**What the exercise asks**
Up to and including the line containing "import * as", please reproduce the lines of the listing below, starting from the top.
***** Material for this task *****
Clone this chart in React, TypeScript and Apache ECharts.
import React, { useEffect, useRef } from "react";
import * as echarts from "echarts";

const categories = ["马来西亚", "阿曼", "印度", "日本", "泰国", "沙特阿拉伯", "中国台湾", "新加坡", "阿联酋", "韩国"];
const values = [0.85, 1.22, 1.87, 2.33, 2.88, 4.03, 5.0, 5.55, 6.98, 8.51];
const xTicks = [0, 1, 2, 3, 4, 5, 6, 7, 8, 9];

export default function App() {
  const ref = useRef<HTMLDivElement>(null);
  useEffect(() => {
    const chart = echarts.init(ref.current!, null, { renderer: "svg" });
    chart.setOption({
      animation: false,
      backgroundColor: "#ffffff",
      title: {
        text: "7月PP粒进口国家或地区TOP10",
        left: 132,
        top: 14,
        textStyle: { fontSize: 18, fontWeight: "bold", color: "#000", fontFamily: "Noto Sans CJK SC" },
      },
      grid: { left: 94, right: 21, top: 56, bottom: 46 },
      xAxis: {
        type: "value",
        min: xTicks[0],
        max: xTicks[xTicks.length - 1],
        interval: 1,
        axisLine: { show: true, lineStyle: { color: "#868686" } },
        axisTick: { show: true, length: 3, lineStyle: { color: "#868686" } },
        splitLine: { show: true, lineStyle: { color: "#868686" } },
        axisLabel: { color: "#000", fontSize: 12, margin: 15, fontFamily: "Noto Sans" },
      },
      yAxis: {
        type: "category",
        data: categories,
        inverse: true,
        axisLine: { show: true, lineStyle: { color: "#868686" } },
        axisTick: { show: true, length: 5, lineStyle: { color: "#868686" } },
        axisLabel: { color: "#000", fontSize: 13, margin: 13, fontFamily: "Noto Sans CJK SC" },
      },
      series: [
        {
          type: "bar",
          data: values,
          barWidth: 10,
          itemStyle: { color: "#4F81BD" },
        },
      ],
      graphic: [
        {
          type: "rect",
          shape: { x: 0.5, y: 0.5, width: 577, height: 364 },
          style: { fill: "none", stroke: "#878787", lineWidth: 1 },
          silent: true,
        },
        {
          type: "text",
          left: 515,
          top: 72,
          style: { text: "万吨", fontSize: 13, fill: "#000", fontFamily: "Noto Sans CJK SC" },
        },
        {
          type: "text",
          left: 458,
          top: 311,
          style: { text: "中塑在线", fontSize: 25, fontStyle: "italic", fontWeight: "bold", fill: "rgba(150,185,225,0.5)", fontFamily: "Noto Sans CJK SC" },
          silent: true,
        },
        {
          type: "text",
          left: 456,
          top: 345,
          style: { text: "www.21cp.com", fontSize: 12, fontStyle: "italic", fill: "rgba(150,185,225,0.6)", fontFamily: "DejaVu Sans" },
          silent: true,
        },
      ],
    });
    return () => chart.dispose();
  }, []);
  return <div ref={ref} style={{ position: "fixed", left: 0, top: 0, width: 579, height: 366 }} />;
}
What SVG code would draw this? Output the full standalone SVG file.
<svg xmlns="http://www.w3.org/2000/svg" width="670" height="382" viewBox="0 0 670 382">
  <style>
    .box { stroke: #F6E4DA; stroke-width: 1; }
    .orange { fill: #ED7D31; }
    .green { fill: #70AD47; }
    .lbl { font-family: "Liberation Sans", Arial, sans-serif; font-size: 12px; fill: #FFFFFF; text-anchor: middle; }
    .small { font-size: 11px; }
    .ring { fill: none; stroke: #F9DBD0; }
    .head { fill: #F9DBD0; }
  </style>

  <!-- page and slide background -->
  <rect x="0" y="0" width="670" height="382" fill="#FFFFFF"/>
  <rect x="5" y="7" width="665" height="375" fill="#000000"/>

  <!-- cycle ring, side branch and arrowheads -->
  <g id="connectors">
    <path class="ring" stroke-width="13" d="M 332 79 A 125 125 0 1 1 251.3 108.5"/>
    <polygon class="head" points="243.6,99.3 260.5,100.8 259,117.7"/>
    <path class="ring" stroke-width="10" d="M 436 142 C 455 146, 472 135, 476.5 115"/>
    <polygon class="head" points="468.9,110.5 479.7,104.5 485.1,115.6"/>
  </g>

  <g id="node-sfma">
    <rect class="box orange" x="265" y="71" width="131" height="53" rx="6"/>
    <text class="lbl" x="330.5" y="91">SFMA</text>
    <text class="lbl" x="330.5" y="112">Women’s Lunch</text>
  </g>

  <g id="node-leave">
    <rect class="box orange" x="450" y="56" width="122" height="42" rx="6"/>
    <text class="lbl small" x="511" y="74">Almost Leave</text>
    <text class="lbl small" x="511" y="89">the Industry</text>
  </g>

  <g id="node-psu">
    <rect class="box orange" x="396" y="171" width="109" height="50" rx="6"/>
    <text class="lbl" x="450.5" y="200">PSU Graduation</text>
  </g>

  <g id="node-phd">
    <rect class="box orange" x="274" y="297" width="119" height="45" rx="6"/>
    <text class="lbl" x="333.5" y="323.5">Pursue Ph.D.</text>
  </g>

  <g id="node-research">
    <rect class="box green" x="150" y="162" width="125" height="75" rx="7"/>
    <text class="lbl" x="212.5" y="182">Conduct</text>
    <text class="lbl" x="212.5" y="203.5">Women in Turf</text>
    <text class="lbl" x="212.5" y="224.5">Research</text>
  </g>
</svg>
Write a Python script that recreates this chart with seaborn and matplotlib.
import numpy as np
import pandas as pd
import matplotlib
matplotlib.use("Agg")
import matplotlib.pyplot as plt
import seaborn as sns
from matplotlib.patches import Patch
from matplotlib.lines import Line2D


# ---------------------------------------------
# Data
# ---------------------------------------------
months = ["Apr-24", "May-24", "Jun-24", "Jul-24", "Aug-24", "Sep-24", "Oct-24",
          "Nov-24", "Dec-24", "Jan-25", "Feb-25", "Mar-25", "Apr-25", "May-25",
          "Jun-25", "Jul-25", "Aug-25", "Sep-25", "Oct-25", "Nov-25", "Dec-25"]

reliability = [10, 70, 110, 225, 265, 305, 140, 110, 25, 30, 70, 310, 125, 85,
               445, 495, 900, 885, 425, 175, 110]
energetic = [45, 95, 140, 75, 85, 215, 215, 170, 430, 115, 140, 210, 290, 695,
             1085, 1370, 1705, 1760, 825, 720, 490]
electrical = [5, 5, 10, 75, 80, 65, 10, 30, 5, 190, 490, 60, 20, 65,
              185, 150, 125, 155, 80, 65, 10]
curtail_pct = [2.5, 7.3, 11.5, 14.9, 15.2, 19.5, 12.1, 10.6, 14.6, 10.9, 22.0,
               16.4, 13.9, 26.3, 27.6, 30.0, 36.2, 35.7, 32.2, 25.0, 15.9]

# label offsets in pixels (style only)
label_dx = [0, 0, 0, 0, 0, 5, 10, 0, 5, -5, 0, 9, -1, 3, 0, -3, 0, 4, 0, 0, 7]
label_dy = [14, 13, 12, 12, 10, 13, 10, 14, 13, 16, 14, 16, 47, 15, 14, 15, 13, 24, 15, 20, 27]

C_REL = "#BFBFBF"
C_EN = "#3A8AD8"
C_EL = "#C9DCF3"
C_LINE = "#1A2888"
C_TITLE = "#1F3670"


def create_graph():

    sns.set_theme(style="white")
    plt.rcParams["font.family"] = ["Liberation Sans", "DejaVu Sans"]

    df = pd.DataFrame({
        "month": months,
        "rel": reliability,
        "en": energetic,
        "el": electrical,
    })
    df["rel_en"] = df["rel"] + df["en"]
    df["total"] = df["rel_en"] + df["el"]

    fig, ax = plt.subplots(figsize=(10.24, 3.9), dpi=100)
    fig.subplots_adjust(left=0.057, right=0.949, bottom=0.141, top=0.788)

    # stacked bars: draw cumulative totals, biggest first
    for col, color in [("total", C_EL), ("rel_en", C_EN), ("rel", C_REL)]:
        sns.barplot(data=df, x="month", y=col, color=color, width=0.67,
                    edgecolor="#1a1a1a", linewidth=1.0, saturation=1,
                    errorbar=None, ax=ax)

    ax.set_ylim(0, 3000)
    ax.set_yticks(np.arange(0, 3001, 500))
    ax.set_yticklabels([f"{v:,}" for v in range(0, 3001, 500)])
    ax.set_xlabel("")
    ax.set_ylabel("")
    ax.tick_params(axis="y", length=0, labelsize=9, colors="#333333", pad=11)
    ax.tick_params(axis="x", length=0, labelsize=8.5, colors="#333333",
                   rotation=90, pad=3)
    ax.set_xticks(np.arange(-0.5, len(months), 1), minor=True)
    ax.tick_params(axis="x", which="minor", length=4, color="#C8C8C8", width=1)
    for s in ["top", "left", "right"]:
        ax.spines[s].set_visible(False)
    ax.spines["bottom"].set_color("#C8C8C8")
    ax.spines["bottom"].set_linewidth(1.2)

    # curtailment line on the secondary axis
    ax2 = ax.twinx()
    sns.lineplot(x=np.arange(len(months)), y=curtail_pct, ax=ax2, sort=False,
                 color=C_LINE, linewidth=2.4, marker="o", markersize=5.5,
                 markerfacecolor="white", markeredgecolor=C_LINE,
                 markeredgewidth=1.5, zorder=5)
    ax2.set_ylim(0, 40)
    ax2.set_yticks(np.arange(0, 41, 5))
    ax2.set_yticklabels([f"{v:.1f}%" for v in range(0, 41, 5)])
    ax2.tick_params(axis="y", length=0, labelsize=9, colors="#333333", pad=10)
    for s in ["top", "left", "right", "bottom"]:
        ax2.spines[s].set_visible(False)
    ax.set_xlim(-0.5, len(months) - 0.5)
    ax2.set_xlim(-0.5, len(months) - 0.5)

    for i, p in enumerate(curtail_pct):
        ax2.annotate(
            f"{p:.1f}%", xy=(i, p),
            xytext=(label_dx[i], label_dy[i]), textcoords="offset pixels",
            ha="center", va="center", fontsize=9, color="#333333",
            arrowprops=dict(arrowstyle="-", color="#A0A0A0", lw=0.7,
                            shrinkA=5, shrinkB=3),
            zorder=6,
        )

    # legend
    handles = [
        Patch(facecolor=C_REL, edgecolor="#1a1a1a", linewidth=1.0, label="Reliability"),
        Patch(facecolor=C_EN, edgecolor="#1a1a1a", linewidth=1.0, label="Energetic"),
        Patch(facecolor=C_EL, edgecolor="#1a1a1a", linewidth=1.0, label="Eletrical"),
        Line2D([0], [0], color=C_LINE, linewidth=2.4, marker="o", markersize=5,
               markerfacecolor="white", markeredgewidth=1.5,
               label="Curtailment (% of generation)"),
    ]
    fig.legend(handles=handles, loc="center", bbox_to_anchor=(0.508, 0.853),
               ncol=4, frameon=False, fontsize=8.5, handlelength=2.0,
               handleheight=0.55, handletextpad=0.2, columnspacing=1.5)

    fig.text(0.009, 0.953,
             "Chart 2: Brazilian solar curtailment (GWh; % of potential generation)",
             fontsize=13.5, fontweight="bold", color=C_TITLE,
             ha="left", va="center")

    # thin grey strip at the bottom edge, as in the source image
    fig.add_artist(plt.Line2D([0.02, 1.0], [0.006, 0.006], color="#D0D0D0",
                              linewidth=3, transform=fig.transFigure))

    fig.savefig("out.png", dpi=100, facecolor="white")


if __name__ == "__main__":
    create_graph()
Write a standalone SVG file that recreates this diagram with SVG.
*****
**Reply**
Clone this chart in React, TypeScript and Apache ECharts.
import React, { useEffect, useRef } from "react";
import * as echarts from "echarts";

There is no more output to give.